Good Morning, Little Countess (Spanish: Buenos días, condesita) is a 1967 Spanish musical comedy film directed by Luis César Amadori and starring Rocío Dúrcal, Vicente Parra, and Gracita Morales. The project represents the third collaborative cinematic pairing of Dúrcal and comedian Gracita Morales.

== Plot ==
María (Rocío Dúrcal) is a polite, well-mannered young woman who helps her grandfather make ends meet by selling music recordings at the Rastro flea market in Madrid, where her peers affectionately nickname her "Condesita" (Little Countess). Her grandfather acts as the caretaker for a grand city palace belonging to an Earl and Countess who have fallen on hard financial times and are slowly selling off their estate.

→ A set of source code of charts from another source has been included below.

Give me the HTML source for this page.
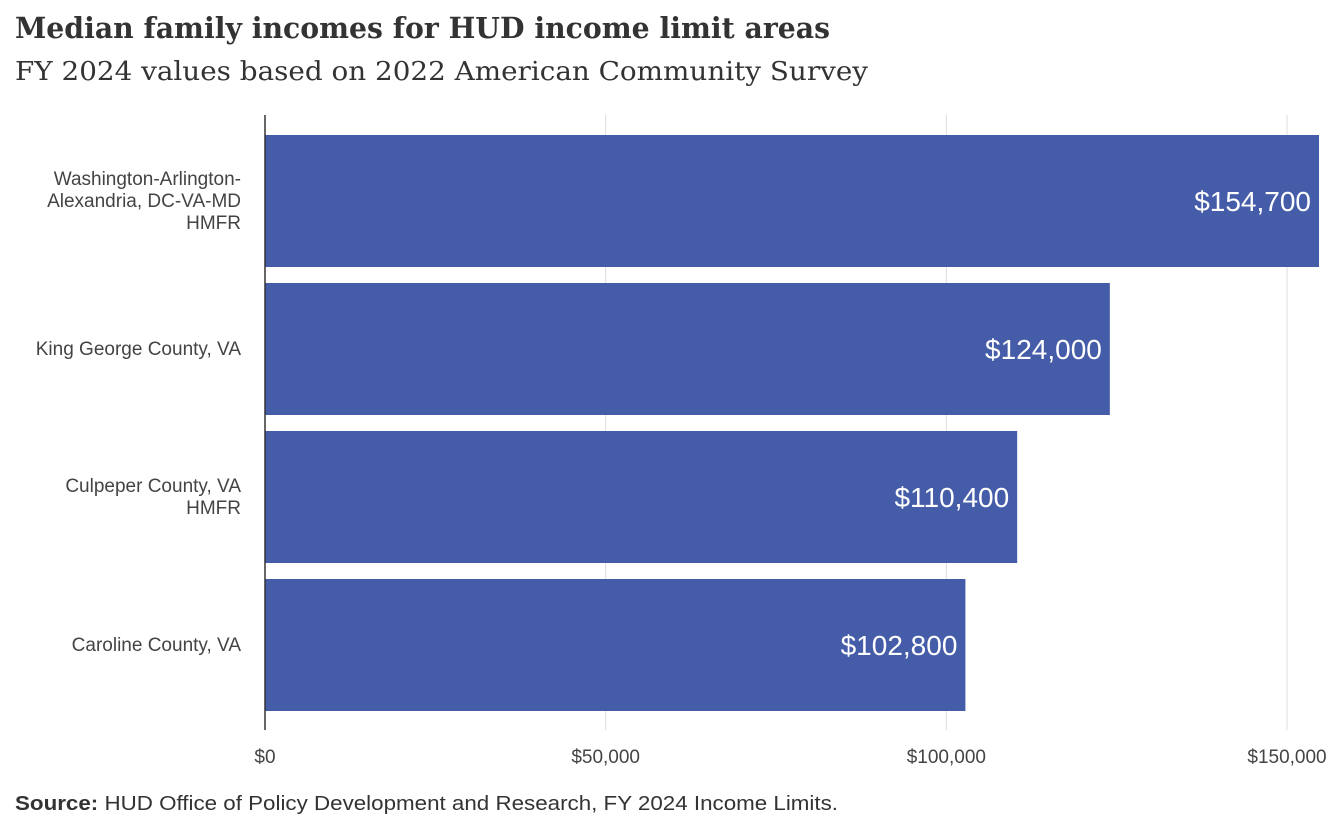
<!DOCTYPE html>
<html><head><meta charset="utf-8"><style>
body{margin:0;background:#fff;width:1344px;height:830px;overflow:hidden;font-family:"Liberation Sans",sans-serif;}
</style></head><body>
<svg width="1344" height="830" xmlns="http://www.w3.org/2000/svg">
<text x="15" y="38" font-family="DejaVu Serif, serif" font-weight="bold" font-size="29" fill="#333" textLength="815" lengthAdjust="spacingAndGlyphs">Median family incomes for HUD income limit areas</text>
<text x="15" y="80" font-family="DejaVu Serif, serif" font-size="26" fill="#333" textLength="853" lengthAdjust="spacingAndGlyphs">FY 2024 values based on 2022 American Community Survey</text>
<g id="grid"></g><g id="bars"></g><g id="ylabels"></g><g id="xticks"></g>
<line x1="265" y1="115" x2="265" y2="730" stroke="#333" stroke-width="1.5"/>
<text x="15" y="810" font-size="20" fill="#333" textLength="823" lengthAdjust="spacingAndGlyphs"><tspan font-weight="bold">Source:</tspan> HUD Office of Policy Development and Research, FY 2024 Income Limits.</text>
</svg>
<script>
const categories=[["Washington-Arlington-","Alexandria, DC-VA-MD","HMFR"],["King George County, VA"],["Culpeper County, VA","HMFR"],["Caroline County, VA"]];
const values=[154700,124000,110400,102800];
const valueLabels=["$154,700","$124,000","$110,400","$102,800"];
const ticks=[0,50000,100000,150000];
const tickLabels=["$0","$50,000","$100,000","$150,000"];
const NS="http://www.w3.org/2000/svg";
const x=v=>265+v*(1287-265)/150000;
const step=148,top0=127,bh=132;
const y=i=>top0+i*step+8;
function mk(t,a,p,txt){const e=document.createElementNS(NS,t);for(const k in a)e.setAttribute(k,a[k]);if(txt!==undefined)e.textContent=txt;document.getElementById(p).appendChild(e);return e;}
ticks.forEach((t,i)=>{
 if(i>0){const l=mk('line',{x1:x(t),x2:x(t),y1:115,y2:730,stroke:'#ddd','stroke-width':1},'grid');
 
 }
 const tx=mk('text',{x:x(t),y:763,'text-anchor':'middle','font-size':19,fill:'#444'},'xticks',tickLabels[i]);
 
 
});
values.forEach((v,i)=>{
 const r=mk('rect',{x:265,y:y(i),width:x(v)-265,height:bh,fill:'#455ca9'},'bars');
 
 
 const t=mk('text',{x:x(v)-8,y:y(i)+bh/2+10,'text-anchor':'end','font-size':28,fill:'#fff'},'bars',valueLabels[i]);
 
 
 const lines=categories[i];const lh=22;const cy=y(i)+bh/2+6-(lines.length-1)*lh/2;
 const g=mk('text',{'text-anchor':'end','font-size':19,fill:'#444'},'ylabels');
 
 
 lines.forEach((s,j)=>{const ts=document.createElementNS(NS,'tspan');ts.setAttribute('x',241);ts.setAttribute('y',cy+j*lh);ts.textContent=s;g.appendChild(ts);});
});
</script>
</body></html>
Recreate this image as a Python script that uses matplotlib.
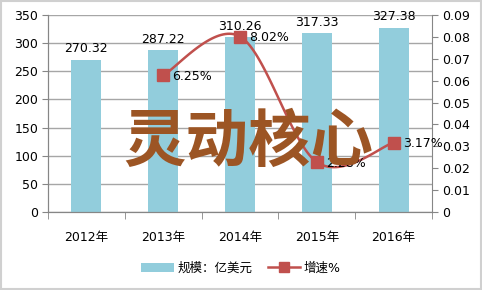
import matplotlib
matplotlib.use("Agg")
import matplotlib.pyplot as plt
import numpy as np
from matplotlib.lines import Line2D
from matplotlib.patches import Patch, Rectangle

plt.rcParams['font.family'] = ['DejaVu Sans', 'Noto Sans CJK SC']

categories = ['2012年', '2013年', '2014年', '2015年', '2016年']
scale = [270.32, 287.22, 310.26, 317.33, 327.38]
growth = [None, 0.0625, 0.0802, 0.0228, 0.0317]
growth_labels = ['', '6.25%', '8.02%', '2.28%', '3.17%']
bar_labels = ['270.32', '287.22', '310.26', '317.33', '327.38']
left_ticks = [0, 50, 100, 150, 200, 250, 300, 350]
right_ticks = [0, 0.01, 0.02, 0.03, 0.04, 0.05, 0.06, 0.07, 0.08, 0.09]

bar_color = '#92CDDC'
line_color = '#C0504D'
grid_color = '#A6A6A6'
axis_color = '#868686'

fig = plt.figure(figsize=(4.82, 2.90), dpi=100)
fig.patches.append(Rectangle((0.002, 0.003), 0.995, 0.993, transform=fig.transFigure,
                             fill=False, edgecolor='#D0D0D0', linewidth=1.5))
ax = fig.add_axes([0.0996, 0.269, 0.7968, 0.679])
ax2 = ax.twinx()

x = np.arange(len(categories))
ax.bar(x, scale, width=0.39, color=bar_color, zorder=2)
ax.set_xlim(-0.5, len(categories) - 0.5)
ax.set_ylim(0, 350)
ax.set_yticks(left_ticks)
ax.set_yticklabels([str(t) for t in left_ticks], fontsize=9)
ax.yaxis.grid(True, color=grid_color, linewidth=1)
ax.set_axisbelow(True)
ax.set_xticks(x)
ax.set_xticklabels(categories, fontsize=9)
ax.tick_params(axis='x', which='major', length=0, pad=14)
ax.set_xticks(np.arange(-0.5, len(categories)), minor=True)
ax.tick_params(axis='x', which='minor', length=5, color=axis_color)
ax.tick_params(axis='y', length=4, color=axis_color, pad=3)
for s in ['top']:
    ax.spines[s].set_visible(False)
    ax2.spines[s].set_visible(False)
for s in ['left', 'bottom', 'right']:
    ax.spines[s].set_color(axis_color)
    ax2.spines[s].set_color(axis_color)
ax.spines['right'].set_visible(False)

for xi, v, lab in zip(x, scale, bar_labels):
    ax.text(xi, v + 8, lab, ha='center', va='bottom', fontsize=9, zorder=5)

ax2.set_ylim(0, 0.09)
ax2.set_yticks(right_ticks)
ax2.set_yticklabels(['0'] + ['%.2f' % t for t in right_ticks[1:]], fontsize=9)
ax2.tick_params(axis='y', length=4, color=axis_color, pad=3)

# smoothed line (Excel-like bezier) computed in display space
gx = np.array([xi for xi, g in zip(x, growth) if g is not None], dtype=float)
gy = np.array([g for g in growth if g is not None], dtype=float)
fig.canvas.draw()
pts = ax2.transData.transform(np.column_stack([gx, gy]))
curve = []
n = len(pts)
for i in range(n - 1):
    p0 = pts[i - 1] if i > 0 else pts[i]
    p1 = pts[i]
    p2 = pts[i + 1]
    p3 = pts[i + 2] if i + 2 < n else pts[i + 1]
    c1 = p1 + (p2 - p0) / 6.0
    c2 = p2 - (p3 - p1) / 6.0
    t = np.linspace(0, 1, 40)[:, None]
    seg = (1 - t) ** 3 * p1 + 3 * (1 - t) ** 2 * t * c1 + 3 * (1 - t) * t ** 2 * c2 + t ** 3 * p2
    curve.append(seg)
curve = np.vstack(curve)
curve_data = ax2.transData.inverted().transform(curve)
ax2.plot(curve_data[:, 0], curve_data[:, 1], color=line_color, linewidth=1.8, zorder=3)
ax2.plot(gx, gy, linestyle='none', marker='s', markersize=8, color=line_color, zorder=4)
for xi, g, lab in zip(x, growth, growth_labels):
    if g is not None:
        ax2.text(xi + 0.12, g - 0.0005, lab, ha='left', va='center', fontsize=9, zorder=5)

fig.text(0.516, 0.51, '灵动核心', ha='center', va='center', fontsize=45,
         fontweight='bold', color='#9C5524', family=['Noto Sans CJK SC'], zorder=10)

handles = [Patch(facecolor=bar_color, edgecolor='none'),
           Line2D([0], [0], color=line_color, linewidth=1.8, marker='s', markersize=7)]
fig.legend(handles, ['规模：亿美元', '增速%'], loc='center', bbox_to_anchor=(0.5, 0.075),
           ncol=2, frameon=False, fontsize=9, handlelength=2.6, columnspacing=1.2,
           handletextpad=0.3)

fig.savefig('out.png', dpi=100)
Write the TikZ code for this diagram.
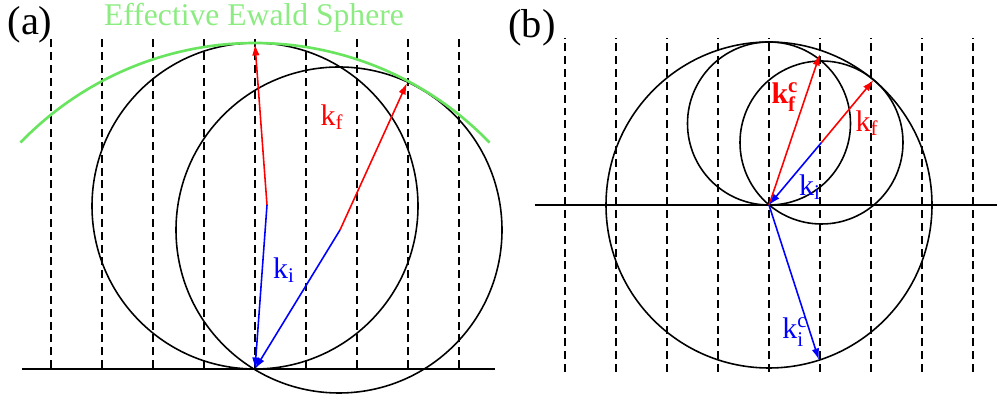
\documentclass[tikz,border=0pt]{standalone}
\usepackage{fontspec}
\setmainfont{Liberation Serif}
\usetikzlibrary{arrows.meta}
\definecolor{ewald}{RGB}{105,228,95}
\definecolor{ewaldtext}{RGB}{140,236,130}
\begin{document}
\begin{tikzpicture}[>={Latex[length=2.3mm,width=1.5mm]},line width=0.9pt]
\tikzstyle{lat}=[dash pattern=on 4.5pt off 2.8pt,line width=1pt]
\tikzstyle{kf}=[->,red]
\tikzstyle{ki}=[->,blue]
\tikzstyle{lbl}=[font=\fontsize{17}{17}\selectfont,inner sep=1pt]
\tikzstyle{tag}=[font=\fontsize{23}{23}\selectfont]
\useasboundingbox (0,0) rectangle (19.94,8);
% (a) two incident beams, one effective sphere
\foreach \k in {-4,...,4} \draw[lat] (5.1+\k*1.02,0.64) -- (5.1+\k*1.02,7.26);
\draw[line width=1.3pt] (0.44,0.62) -- (9.9,0.62);
\coordinate (Oa) at (5.1,0.62);
\coordinate (ca) at (5.34,3.9); \coordinate (cb) at (6.8,3.4);
\coordinate (ta) at (5.1,7.12); \coordinate (tb) at (8.14,6.34);
\draw (5.1,3.88) circle[radius=3.26]; \draw (6.78,3.4) circle[radius=3.26];
\draw[ewald,line width=1.5pt] (Oa) ++(44:6.52) arc[start angle=44,end angle=136,radius=6.52];
\draw[kf] (ca) -- (ta); \draw[kf] (cb) -- (tb);
\draw[ki] (ca) -- (Oa); \draw[ki] (cb) -- (Oa);
\node[tag] (taga) at (0.6,7.5) {(a)};
\node[ewaldtext,font=\fontsize{18}{18}\selectfont,inner sep=0pt,anchor=base] (ewlbl) at (5.08,7.48) {Effective Ewald Sphere};
\node[lbl,red] (kfa) at (6.64,5.66) {$\mathrm{k}_\mathrm{f}$};
\node[lbl,blue] (kia) at (5.68,2.6) {$\mathrm{k}_\mathrm{i}$};
% (b) backscattering, small spheres inside the big one
\foreach \k in {-4,...,4} \draw[lat] (15.38+\k*1.02,0.56) -- (15.38+\k*1.02,7.24);
\draw[line width=1.3pt] (10.7,3.9) -- (19.94,3.9);
\coordinate (Ob) at (15.38,3.9);
\coordinate (cc) at (16.43,5.15);
\draw (Ob) circle[radius=3.26];
\draw (15.38,5.53) circle[radius=1.63]; \draw (cc) circle[radius=1.63];
\coordinate (tc) at (16.4,6.92); \coordinate (td) at (17.47,6.4); \coordinate (te) at (16.38,0.8);
\draw[kf] (Ob) -- (tc); \draw[kf] (cc) -- (td);
\draw[ki] (cc) -- (Ob); \draw[ki] (Ob) -- (te);
\node[tag] (tagb) at (10.64,7.44) {(b)};
\node[lbl,red] (kfc) at (15.7,6.06) {$\mathbf{k}_\mathbf{f}^\mathbf{c}$};
\node[lbl,red] (kfb) at (17.34,5.54) {$\mathrm{k}_\mathrm{f}$};
\node[lbl,blue] (kib) at (16.2,4.26) {$\mathrm{k}_\mathrm{i}$};
\node[lbl,blue] (kic) at (15.9,1.36) {$\mathrm{k}_\mathrm{i}^\mathrm{c}$};
\end{tikzpicture}
\end{document}
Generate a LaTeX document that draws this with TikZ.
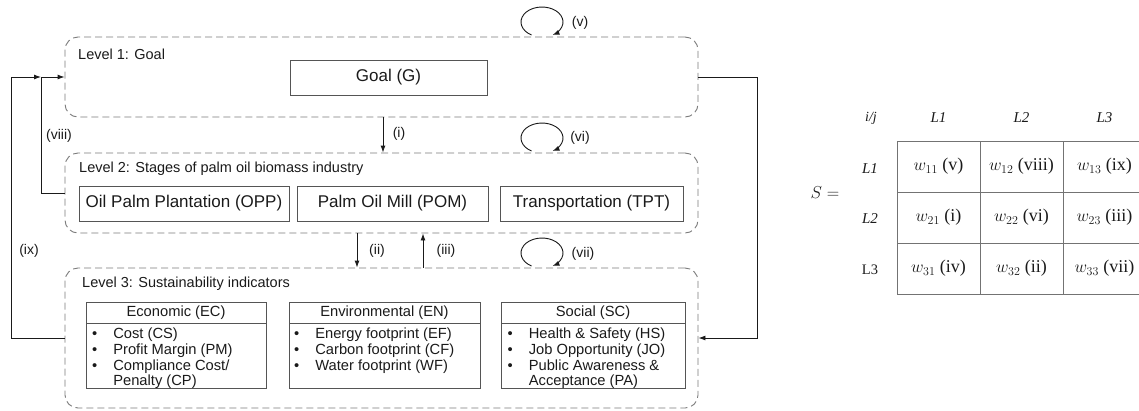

Meanwhile, Ramiro (Vicente Parra), a young man from a wealthy family, is cut off financially by his strict uncle (Antonio Garisa) due to his reckless and dissolute lifestyle. Desperate to have his allowance restored, Ramiro cooks up a scheme to convince his uncle that he has reformed and is engaged to a woman of high nobility. He hires María to impersonate a fake aristocrat and pose as his fiancée during a family visit. The setup takes place in the vacant palace where María's grandfather works. When the real Earl and Countess return unexpectedly, they decide to play along with the ruse to help the young couple fool the uncle, leading to a series of comedic complications and an eventual genuine romance.

== Music ==
The film's score was composed by José Torregrosa. The soundtrack is notable for combining the classical orchestration typical of mid-century Spanish musical cinema with contemporary mid-1960s pop-rock styles. Several original songs featured in the film were written and composed by the prominent Spanish ye-ye rock band Los Brincos, including the advertising parody track "Cartel de publicidad" and the pop ballad "Creo en ti."

==Bibliography==
- Peter Cowie & Derek Elley. World Filmography: 1967. Fairleigh Dickinson University Press, 1977.